Surely, creating and sharing identifiable fake nudes should be classified as a crime, potentially equivalent to other child sexual abuse material, given their potential to haunt victims indefinitely and spread among paedophiles.

Schools also need to double down on digital literacy programmes – not just to spot manipulation, but to understand consent, consequences and self-worth.

Be Smart Online serves as a good foundation, but their work needs to be supported. Parents, too, need support. Workshops can help families discuss tech risks openly and build trust, instead of relying on bans that push problems underground.

Like Jamie, the young boy in Adolescence, many children crave approval in a world that reduces them to likes and shares. We must remind them, at home and at school, that their value goes deeper.

This starts at home with parents building confidence, and continues in classrooms where educators reinforce self-respect and esteem.

If we delay, our children will suffer, first from the abuse, then from our inaction.

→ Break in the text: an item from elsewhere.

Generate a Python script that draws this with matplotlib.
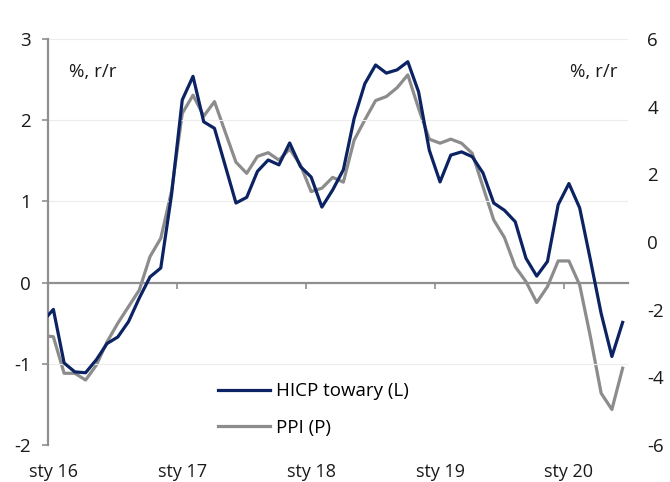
import numpy as np
import matplotlib
matplotlib.use("Agg")
import matplotlib.pyplot as plt
from matplotlib.ticker import FixedLocator, NullFormatter

plt.rcParams['font.family'] = ['Open Sans', 'DejaVu Sans']
plt.rcParams['axes.unicode_minus'] = False

# monthly data, Dec 2015 .. Jun 2020
months = [f"{m:02d}.{y}" for y, m in
          [(2015, 12)] + [(yy, mm) for yy in range(2016, 2021) for mm in range(1, 13)][:54]]

hicp_goods = [-0.48,
              -0.33, -0.99, -1.10, -1.11, -0.95, -0.75, -0.67, -0.48, -0.19, 0.07, 0.18, 1.08,
              2.25, 2.54, 1.98, 1.90, 1.44, 0.98, 1.05, 1.37, 1.51, 1.45, 1.72, 1.43,
              1.30, 0.93, 1.14, 1.39, 2.02, 2.45, 2.68, 2.58, 2.62, 2.72, 2.35, 1.63,
              1.24, 1.57, 1.61, 1.55, 1.35, 0.98, 0.89, 0.75, 0.30, 0.08, 0.26, 0.96,
              1.22, 0.92, 0.28, -0.38, -0.91, -0.49]

ppi = [-2.76,
       -2.80, -3.88, -3.88, -4.08, -3.64, -2.95, -2.40, -1.91, -1.42, -0.43, 0.11, 1.50,
       3.80, 4.34, 3.72, 4.15, 3.25, 2.36, 2.03, 2.53, 2.64, 2.42, 2.75, 2.28,
       1.49, 1.59, 1.91, 1.77, 3.01, 3.61, 4.18, 4.30, 4.56, 4.94, 3.95, 3.04,
       2.92, 3.04, 2.92, 2.62, 1.63, 0.65, 0.13, -0.73, -1.17, -1.79, -1.32, -0.56,
       -0.56, -1.27, -2.80, -4.47, -4.95, -3.73]

year_labels = ["sty 16", "sty 17", "sty 18", "sty 19", "sty 20"]
left_ticks = [-2, -1, 0, 1, 2, 3]
right_ticks = [-6, -4, -2, 0, 2, 4, 6]

navy = '#0c2363'
grey = '#8c8c8c'
axis_grey = '#8f8f8f'
fs = 13.5

x = np.arange(len(hicp_goods)) - 1  # 0 = Jan 2016

fig = plt.figure(figsize=(6.70, 4.82), dpi=100)
ax = fig.add_axes([48/670, 1-445/482, 580/670, 406/482])
ax2 = ax.twinx()

ax.set_xlim(-0.5, 53.5)
ax.set_ylim(-2, 3)
ax2.set_ylim(-6, 6)

# gridlines
for t in left_ticks:
    if t != 0:
        ax.axhline(t, color='#ececec', lw=0.8, zorder=0)

l1, = ax.plot(x, hicp_goods, color=navy, lw=2.3, label='HICP towary (L)', zorder=3)
l2, = ax2.plot(x, ppi, color=grey, lw=2.3, label='PPI (P)', zorder=2)
ax.set_zorder(ax2.get_zorder() + 1)
ax.patch.set_visible(False)

# spines
for s in ['top', 'right']:
    ax.spines[s].set_visible(False)
for s in ['top', 'right', 'left', 'bottom']:
    ax2.spines[s].set_visible(False)
ax.spines['left'].set_color(axis_grey)
ax.spines['left'].set_linewidth(1.6)
ax.spines['bottom'].set_position(('data', 0))
ax.spines['bottom'].set_color(axis_grey)
ax.spines['bottom'].set_linewidth(1.6)

# x ticks at year boundaries on zero line
year_pos = [12 * i for i in range(len(year_labels))]
bounds = [p - 0.5 for p in year_pos]
ax.xaxis.set_major_locator(FixedLocator(bounds))
ax.xaxis.set_major_formatter(NullFormatter())
ax.tick_params(axis='x', direction='out', length=4.5, width=1.2, color=axis_grey)

sec = ax.secondary_xaxis('bottom')
sec.spines['bottom'].set_visible(False)
sec.set_xticks(year_pos)
sec.set_xticklabels(year_labels, fontsize=13, color='#1a1a1a')
sec.tick_params(axis='x', length=0, pad=13)

ax.set_yticks(left_ticks)
ax.set_yticklabels([str(t) for t in left_ticks], fontsize=fs, color='#1a1a1a')
ax.tick_params(axis='y', direction='out', length=4.5, width=1.2, color=axis_grey, pad=8)

ax2.set_yticks(right_ticks)
ax2.set_yticklabels([str(t) for t in right_ticks], fontsize=fs, color='#1a1a1a')
ax2.tick_params(axis='y', length=0, pad=14)

fig.text(69/670, 1-72/482, '%, r/r', fontsize=fs, color='#1a1a1a', va='center', ha='left')
fig.text(617/670, 1-72/482, '%, r/r', fontsize=fs, color='#1a1a1a', va='center', ha='right')

ax.legend(handles=[l1, l2], loc='lower left', bbox_to_anchor=(0.293, 0.02),
          frameon=False, fontsize=fs, handlelength=2.8, handletextpad=0.3,
          labelspacing=1.0, borderpad=0, borderaxespad=0)

fig.savefig('out.png', dpi=100)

We must build a society where they are safe, not silenced; where technology empowers, not endangers.

Beyond outrage, we need intelligent action: laws that deter and punish criminal behaviour, schools that teach good practices, and families that empower their children to believe in their own value and the value of others.

Let’s ensure Malta’s children grow up in a world that protects their dignity, not one that steals it.